O

Oba Gauge

This principle aims to limit the height of racks, shelves and equipment to less than 4 feet or 1.3 meters within a workplace in order not to limit visibility. Named after Mr. Oba, a Japanese kaizen consultant who stood about 4 feet tall in height

Obeya

A method of communication, cross-functional cooperation, and decision-making that specifies the space, time, and visual organization of information. The obeya is a large room set up with a specific purpose. Typically it’s to share information about a project, strategy or overall business operation in a way that enables rapid decision-making and collaboration. Obeya is a Japanese word for “big room” meaning an open office working space with no interior walls.

Occasional Work

Tasks that are not part of every cycle, but required periodically.

Ohno Circle

A chalk circle that Taiichi Ohno, Vice President at Toyota, drew on the factory floor. Engineers and managers were instructed to stand in the circle and observe a process or area in order to understand the process and appreciate the daily challenges people faced.

Ohni, Taiichi

One-Piece Flow

Working on and moving along on item or task at a time continuously through a series of processes. Each step only creates and hands off what the next step needs, avoiding the creation and handling of work in process. Achieving one-piece flow requires the shortening of distances between processes, balancing of work loads, stabilization of quality, and other measures to streamline the work. One-piece flow makes the progress of work visible, highlighting problems and delays, due to a lack of buffer. One of the three elements of just-in-time.

One-point Lesson

A visual format for teaching specific information about a single topic. One Point Lesson are on a single page, with typically one key point per one-page lesson. The lessons are visuals, including many pictures, dagrams, charts and a few words. One-point lessons clearly shows right vs. wrong, dos vs. don'ts, through lessons teachable in 5 to 10 minutes at or near the place of work. There three main types of one point lessons are the basic information sheet, problem briefing and Improvement idea sharing. One-point lessons began as part of a TPM program to teach operators about their equipment and processes, but this format is widely used today.
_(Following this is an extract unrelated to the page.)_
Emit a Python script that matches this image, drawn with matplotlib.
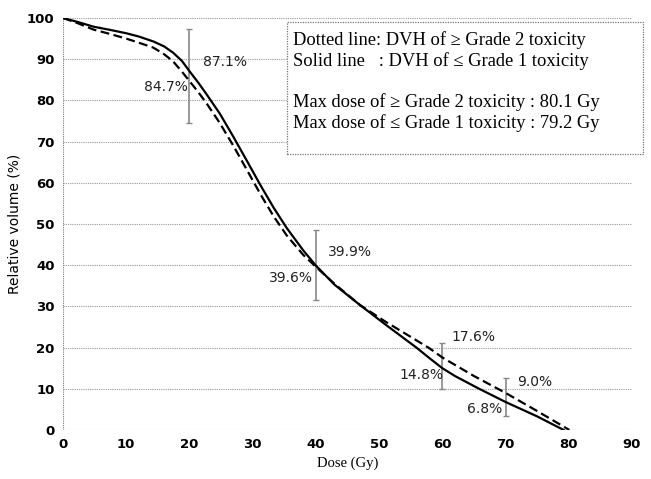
import matplotlib.pyplot as plt
from matplotlib.patches import Rectangle

# DVH curves
dose_solid = [0, 2.4, 4.8, 7.5, 10, 12, 14.3, 16, 17.4, 18.8, 20, 21.4, 22.7, 24.8, 26.9, 29.1, 31.2,
              33.3, 35.4, 38, 40, 43, 47, 51, 55.9, 58, 60, 62, 65.7, 70, 75, 79.2]
vol_solid = [100, 99, 97.9, 97.1, 96.3, 95.5, 94.3, 93.1, 91.6, 89.6, 87.1, 84.3, 81.5, 76.8, 71.3,
             65.3, 59.5, 54, 49, 43.6, 39.9, 35.2, 30.3, 25.6, 20, 17.4, 15, 13.1, 10.1, 6.8, 3.3, 0]
dose_dash = [0, 2.4, 4.8, 7.5, 10, 12, 14.3, 16, 17.4, 18.8, 20, 21.4, 22.7, 24.8, 26.9, 29.1, 31.2,
             33.3, 35.4, 38, 40, 43, 47, 51, 55, 58, 60, 65, 70, 75, 80.1]
vol_dash = [100, 98.7, 97.2, 96.1, 95, 94, 92.8, 91.2, 89.5, 87, 84.7, 82, 79.3, 74.5, 69.1,
            63.1, 57.3, 51.9, 47.2, 42.5, 39.6, 35.4, 30.3, 26.3, 22.6, 19.8, 17.6, 13.1, 9.0, 4.6, 0]

# range bars at the marked doses
bar_dose = [20, 40, 60, 70]
bar_lo = [74.5, 31.5, 10, 3.4]
bar_hi = [97.3, 48.5, 21.1, 12.6]

# value labels: (text, x, y, ha)
labels = [("87.1%", 22.1, 89.4, 'left'), ("84.7%", 19.8, 83.2, 'right'),
          ("39.9%", 41.9, 43.2, 'left'), ("39.6%", 39.5, 36.9, 'right'),
          ("17.6%", 61.5, 22.6, 'left'), ("14.8%", 60.1, 13.3, 'right'),
          ("9.0%", 71.8, 11.6, 'left'), ("6.8%", 69.4, 5.1, 'right')]

box_lines = ["Dotted line: DVH of \u2265 Grade 2 toxicity",
             "Solid line   : DVH of \u2264 Grade 1 toxicity",
             "Max dose of \u2265 Grade 2 toxicity : 80.1 Gy",
             "Max dose of \u2264 Grade 1 toxicity : 79.2 Gy"]

fig = plt.figure(figsize=(6.51, 4.79), dpi=100)
W, H = 651, 479
ax = fig.add_axes([63 / W, 1 - 430 / H, (632 - 63) / W, (430 - 18) / H])

for y in range(0, 101, 10):
    ax.axhline(y, color='#999999', lw=0.8, ls=(0, (1, 1)), zorder=0)
ax.axvline(0, color='#777777', lw=0.8, ls=(0, (1, 1)), zorder=0)

ax.errorbar(bar_dose, [(l + h) / 2 for l, h in zip(bar_lo, bar_hi)],
            yerr=[[(h - l) / 2 for l, h in zip(bar_lo, bar_hi)]] * 2,
            fmt='none', ecolor='#888888', elinewidth=1.2, capsize=2.5, zorder=1)

ax.plot(dose_solid, vol_solid, color='black', lw=1.6, zorder=3)
ax.plot(dose_dash, vol_dash, color='black', lw=1.6, ls=(0, (4, 2)), zorder=3)

for txt, x, y, ha in labels:
    ax.text(x, y, txt, ha=ha, va='center', fontsize=10, color='#222222', zorder=4)

ax.set_xlim(0, 90)
ax.set_ylim(0, 100)
ax.set_xticks(range(0, 91, 10))
ax.set_yticks(range(0, 101, 10))
for s in ax.spines.values():
    s.set_visible(False)
ax.tick_params(length=0, labelsize=9.5, pad=6)
for t in ax.get_xticklabels() + ax.get_yticklabels():
    t.set_fontweight('bold')
ax.set_ylabel("Relative volume (%)", fontsize=10)
ax.set_xlabel("Dose (Gy)", fontsize=10.5, family='Liberation Serif')

# annotation box (sticks out past the axes on the right)
fig.patches.append(Rectangle((287 / W, 1 - 154 / H), (643 - 287) / W, (154 - 22) / H,
                             transform=fig.transFigure, fill=True, facecolor='white',
                             edgecolor='#777777', lw=0.9, ls=(0, (1, 1)), zorder=5))
for txt, py in zip(box_lines, [40, 61, 102, 123]):
    fig.text(293 / W, 1 - py / H, txt, va='center', fontsize=13.3,
             family='Liberation Serif', zorder=6)

fig.savefig("out.png", dpi=100)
One-Touch Exchange of Dies

The reduction of die set-up activities down to a single step.

Operations Process Chart

Operational Availability

Also called availability, this is a measure of the percentage of time when a machine or process is able to run when there is a need to run it.

Operational Excellence

A business strategy to develop the capabilities to excel in areas of flexibility, on-time delivery, quality and reliability while maintaining lower operating costs, thus increasing customer satisfaction and competitiveness.

Operator Cycle Time

The total time it takes for an operator to perform one complete cycle of work for a process or series of processes.

Overall Equipment Effectiveness

Abbreviated OEE, it is a measure of how well a process is making use of its facilities or equipment compared to its full potential. The three components of Availability, Performance and Quality relate directly to the six big losses of equipment. The formula is OEE = Availability x Performance x Quality. OEE measures the ability to run equipment when there is demand and it is scheduled to run. OEE does not measure downtime of equipment that is not running due to lack of customer demand.

Overall Optimization

Increasing the efficiency or effectiveness of the total system even at the cost of making individual processes slower, less efficient or underutilized.
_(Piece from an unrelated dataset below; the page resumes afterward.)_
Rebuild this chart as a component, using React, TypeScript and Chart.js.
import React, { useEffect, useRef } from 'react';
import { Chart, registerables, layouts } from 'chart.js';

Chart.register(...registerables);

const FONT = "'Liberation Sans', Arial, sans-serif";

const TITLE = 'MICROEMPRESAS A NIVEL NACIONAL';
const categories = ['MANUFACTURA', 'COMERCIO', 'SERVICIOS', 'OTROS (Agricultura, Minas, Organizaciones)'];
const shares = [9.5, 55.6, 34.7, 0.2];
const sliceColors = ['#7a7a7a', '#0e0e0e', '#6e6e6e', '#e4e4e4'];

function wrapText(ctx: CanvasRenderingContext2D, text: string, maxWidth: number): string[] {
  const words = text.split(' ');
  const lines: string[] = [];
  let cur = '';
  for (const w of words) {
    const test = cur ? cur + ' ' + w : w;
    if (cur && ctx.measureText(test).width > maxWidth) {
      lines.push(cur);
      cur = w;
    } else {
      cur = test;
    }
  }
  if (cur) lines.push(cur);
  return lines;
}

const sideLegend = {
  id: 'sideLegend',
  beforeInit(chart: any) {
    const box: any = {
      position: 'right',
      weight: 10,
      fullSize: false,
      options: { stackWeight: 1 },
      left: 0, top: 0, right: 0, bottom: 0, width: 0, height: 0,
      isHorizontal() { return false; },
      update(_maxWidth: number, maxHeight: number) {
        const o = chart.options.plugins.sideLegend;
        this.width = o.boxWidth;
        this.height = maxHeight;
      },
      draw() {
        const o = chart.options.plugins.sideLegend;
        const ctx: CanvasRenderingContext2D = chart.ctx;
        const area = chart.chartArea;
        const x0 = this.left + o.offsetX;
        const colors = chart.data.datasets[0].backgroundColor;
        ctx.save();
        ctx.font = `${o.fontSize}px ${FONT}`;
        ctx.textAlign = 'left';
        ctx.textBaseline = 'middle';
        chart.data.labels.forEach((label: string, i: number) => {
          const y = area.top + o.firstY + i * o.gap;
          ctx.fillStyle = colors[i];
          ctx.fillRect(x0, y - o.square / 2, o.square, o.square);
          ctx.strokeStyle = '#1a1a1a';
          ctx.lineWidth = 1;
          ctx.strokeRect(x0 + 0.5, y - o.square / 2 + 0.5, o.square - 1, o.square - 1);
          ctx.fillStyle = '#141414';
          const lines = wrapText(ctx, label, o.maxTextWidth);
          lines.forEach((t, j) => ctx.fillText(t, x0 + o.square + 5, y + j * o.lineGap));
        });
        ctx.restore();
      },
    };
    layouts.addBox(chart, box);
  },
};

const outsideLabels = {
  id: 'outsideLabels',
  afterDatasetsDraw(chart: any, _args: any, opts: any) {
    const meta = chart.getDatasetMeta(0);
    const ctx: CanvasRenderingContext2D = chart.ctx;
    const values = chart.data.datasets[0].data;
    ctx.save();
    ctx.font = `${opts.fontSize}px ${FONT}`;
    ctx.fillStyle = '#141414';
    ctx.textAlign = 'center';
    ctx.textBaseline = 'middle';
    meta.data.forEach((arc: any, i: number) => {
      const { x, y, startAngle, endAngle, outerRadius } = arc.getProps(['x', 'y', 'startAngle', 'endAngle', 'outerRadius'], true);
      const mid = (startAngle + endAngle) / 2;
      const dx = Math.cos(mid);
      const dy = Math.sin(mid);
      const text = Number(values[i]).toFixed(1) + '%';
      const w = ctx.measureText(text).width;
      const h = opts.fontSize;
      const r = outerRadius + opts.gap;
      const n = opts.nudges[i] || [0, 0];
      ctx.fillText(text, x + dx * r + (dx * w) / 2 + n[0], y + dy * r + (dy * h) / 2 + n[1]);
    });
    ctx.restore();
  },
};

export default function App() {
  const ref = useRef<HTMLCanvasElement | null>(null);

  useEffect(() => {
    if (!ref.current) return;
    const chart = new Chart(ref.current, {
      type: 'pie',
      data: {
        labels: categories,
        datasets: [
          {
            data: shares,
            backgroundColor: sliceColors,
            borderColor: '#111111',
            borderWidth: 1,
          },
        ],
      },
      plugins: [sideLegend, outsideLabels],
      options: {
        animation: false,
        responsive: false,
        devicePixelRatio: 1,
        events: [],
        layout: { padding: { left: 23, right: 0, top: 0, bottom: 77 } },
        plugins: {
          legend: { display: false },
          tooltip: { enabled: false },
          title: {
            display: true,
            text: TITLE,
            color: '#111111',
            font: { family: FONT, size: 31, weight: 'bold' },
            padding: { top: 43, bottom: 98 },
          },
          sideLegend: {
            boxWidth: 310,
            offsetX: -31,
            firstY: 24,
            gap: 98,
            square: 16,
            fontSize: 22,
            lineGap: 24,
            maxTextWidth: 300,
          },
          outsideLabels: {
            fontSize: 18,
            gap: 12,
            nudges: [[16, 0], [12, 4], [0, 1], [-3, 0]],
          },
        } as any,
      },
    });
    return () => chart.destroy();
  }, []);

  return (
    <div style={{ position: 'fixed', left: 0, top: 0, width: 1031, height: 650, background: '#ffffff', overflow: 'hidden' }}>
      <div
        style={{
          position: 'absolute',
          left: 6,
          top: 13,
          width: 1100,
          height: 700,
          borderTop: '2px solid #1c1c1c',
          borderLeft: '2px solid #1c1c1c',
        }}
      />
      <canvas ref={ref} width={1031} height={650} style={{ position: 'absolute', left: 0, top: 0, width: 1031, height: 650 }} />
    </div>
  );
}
Overall Plant Effectiveness

Abbreviated OPE, this is a measure of the ability of equipment to produce good products at the designed speed when there is demand and when it is scheduled to run. Unlike OEE, OPE includes planned downtime in the calculation. Like OEE, OPE does not account for or equipment idled due to lack of customer demand. In terms of potential, one hundred percent OPE for a machine would mean running without any losses, planned or unplanned, across the entire shifts that it’s scheduled to run.

Overproduction

Producing more, sooner or faster than is required by the next process or customer. One of the seven types of waste.